Sunday, November 9, 2014

TOW #9: What's Eating in America by Michael Pollan (written, non-fiction text)

Nowadays, corn makes up not only almost everything people eat, but also almost everything that is around people ranging from fertilizers to wallboards around supermarkets. In Michael Pollan's "What's Eating in America," Pollan informs readers with damage of unnatural nitrogen, which is the building block of corn, and warns them that the manmade nitrogen that is used to make corn has many disadvantages that people were previously unaware of. Pollan has been writing on food production all his life, so he establishes some immediate credibility. Pollan is aware of the current society’s ignorance and unawareness of things they eat, the things that go directly into their body and become a part of them.

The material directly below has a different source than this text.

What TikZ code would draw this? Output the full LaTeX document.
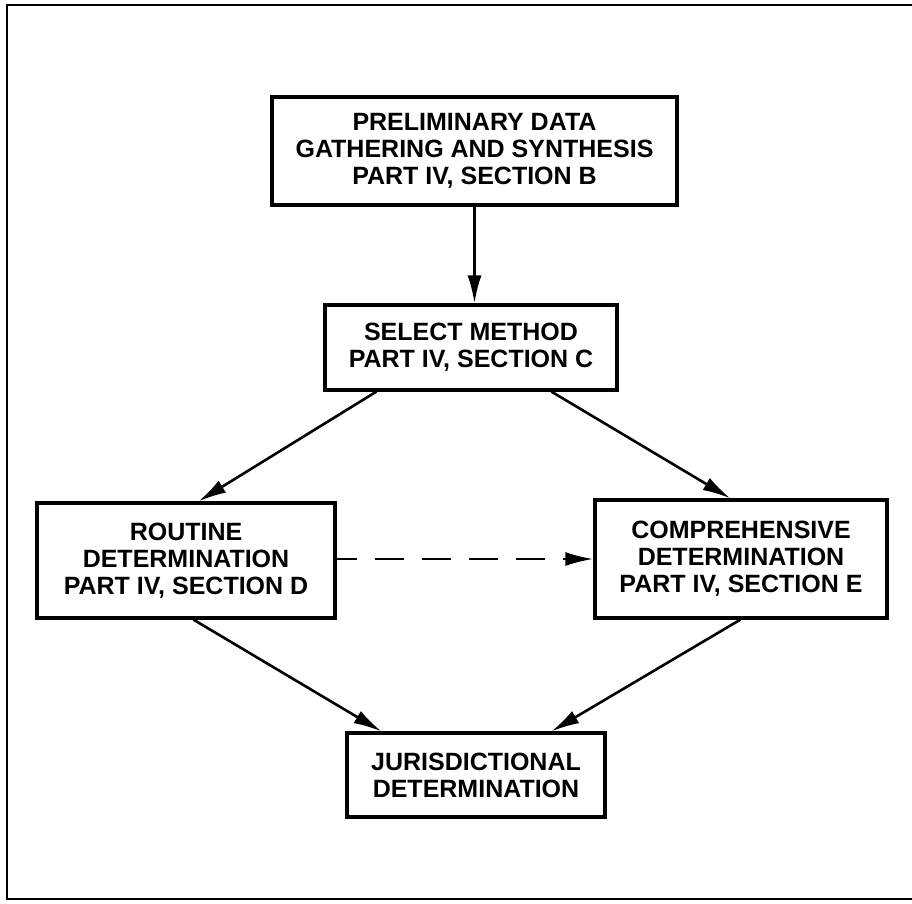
\documentclass[tikz,border=0pt]{standalone}
\usepackage{fontspec}
\setmainfont{Liberation Sans}
\usetikzlibrary{arrows.meta}
\tikzset{
  box/.style={draw, line width=3.2pt, rectangle, align=center, inner sep=0pt,
    font=\fontsize{25}{27}\selectfont\bfseries},
  conn/.style={line width=2.6pt, -{Latex[length=28pt,width=14pt]}},
  frame/.style={line width=2.8pt}
}
\begin{document}
\begin{tikzpicture}[x=1pt,y=-1pt]
\useasboundingbox (0,0) rectangle (912,903);
\draw[frame] (915,5) -- (7,5) -- (7,899) -- (915,899);

\node[box, minimum width=405pt, minimum height=108pt] (b1) at (474.5,151)
  {PRELIMINARY DATA\\GATHERING AND SYNTHESIS\\PART IV, SECTION B};
\node[box, minimum width=292pt, minimum height=85pt] (b2) at (471,347.5)
  {SELECT METHOD\\PART IV, SECTION C};
\node[box, minimum width=298pt, minimum height=115pt] (b3) at (186,560.5)
  {ROUTINE\\DETERMINATION\\PART IV, SECTION D};
\node[box, minimum width=292pt, minimum height=118pt] (b4) at (741,559)
  {COMPREHENSIVE\\DETERMINATION\\PART IV, SECTION E};
\node[box, minimum width=258pt, minimum height=84pt] (b5) at (476,775)
  {JURISDICTIONAL\\DETERMINATION};

\draw[conn] (b1.south) -- (b1.south |- b2.north);
\draw[conn] ([xshift=53pt]b2.south west) -- ([xshift=163pt]b3.north west);
\draw[conn] ([xshift=228pt]b2.south west) -- ([xshift=137pt]b4.north west);
\draw[conn] ([xshift=158pt]b3.south west) -- ([xshift=36pt]b5.north west);
\draw[conn] ([xshift=147pt]b4.south west) -- ([xshift=206pt]b5.north west);
\draw[conn, dash pattern=on 29pt off 18pt, dash phase=9pt]
  ([yshift=1.5pt]b3.east) -- ([yshift=1.5pt]b3.east -| b4.west);
\end{tikzpicture}
\end{document}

Out of concern, Pollan tries to implement the same concerns in his readers with his uses of exemplification on the other uses of corn. He purposefully mentions Fritz Haber, the inventor of combining nitrogen with different elements to produce new, life-sustaining compounds, to claim that he was also responsible for the extermination of millions of Jews during World War II with his invention of poisonous gases. His inventions were so notorious that “his wife, a chemist sickened by her husband’s contributions to the war effort, used his army pistol to kill herself” (Pollan 303). With his use of horrifying examples, Pollan appeals to the readers’ pathos by helping them think about the negative contributions of corn. Pollan really makes readers question about the food that they have so trusted to come from natural plants; maybe these foods were manufactured in some egregious and unorthodox ways similar to how poisonous chlorine gas that killed millions of people was produced. Followed by his exposure on the true identity of corn that resulted from manufactured nitrogen, he reminds the readers that everyone has to rely less on synthetic corn and “build a more diversified agriculture… and give up our vast nitrogen guzzling monocultures of corn” (Pollan 305).